China will obtain major benefits from this ground-breaking project, which will carry mostly cargo transportation. The second route will serve as a new "Silk Road" for China's western regions. It will bring tremendous trade opportunities and wealth to under-developed Central Asia which has been outside the global economy for centuries. It will enable China to tap into opportunities and resources from the resource-rich Central Asian region reducing dependence on other overseas suppliers. It would also provide a direct route for natural resources especially oil and gas, from Myanmar, Iran and Russia.

Nations along the three planned routes are being offered all kinds of lures to agree to the high-speed lines. Cash-poor Burma's high-speed rail network is being built in exchange for raw materials for export to China, such as lithium. Central Asian economies that pump gas and oil to China are also being given financial assistance. So China might just be able to pull it off.

The new Iron Silk Road would also provide China with direct access to Middle East and Eastern Europe without using the sea lanes. This would mean that China could depend less on the narrow and congested Malacca Straits and the Indian Ocean and South China Sea. It would also mean that China would not come up against competition with the US who controls and guarantees security of the sea lane trade routes in Asia.

There are still many challenges to overcome such as discrepancies in track gauge, line direction and expense allocations are under discussion with the related countries.
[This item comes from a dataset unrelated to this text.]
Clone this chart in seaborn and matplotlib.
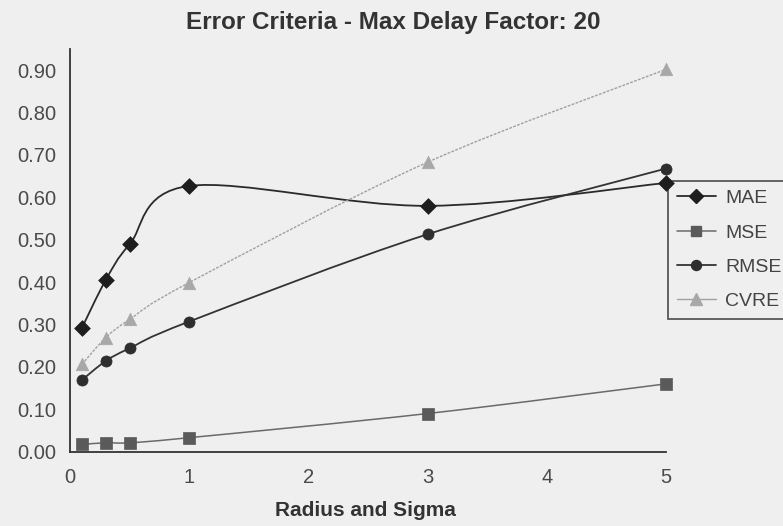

However it seems that boarding a High-Speed Train in Beijing and arriving in London 2 days later may yet become a reality in 2025.

Trains of up to 1000km per hour within 10-15 years

China has already developed high speed trains to a remarkable speed of 350 km per hour. It has the fastest high speed train network in the world. But China is continuing to experiment with High-Speed Train velocity and its aim is to deliver trains with speeds of 500 km per hour in less than 5 years time (2015).

Engineers and scientists are continually working to develop even faster trains with speeds of up to 1,000 km per hour that would be operational in 10 -15 years time. If that happens, China will revolutionize the whole transport industry.


With trains travelling at such speeds new innovations for boarding and alighting will also be necessary as suggested in the video above.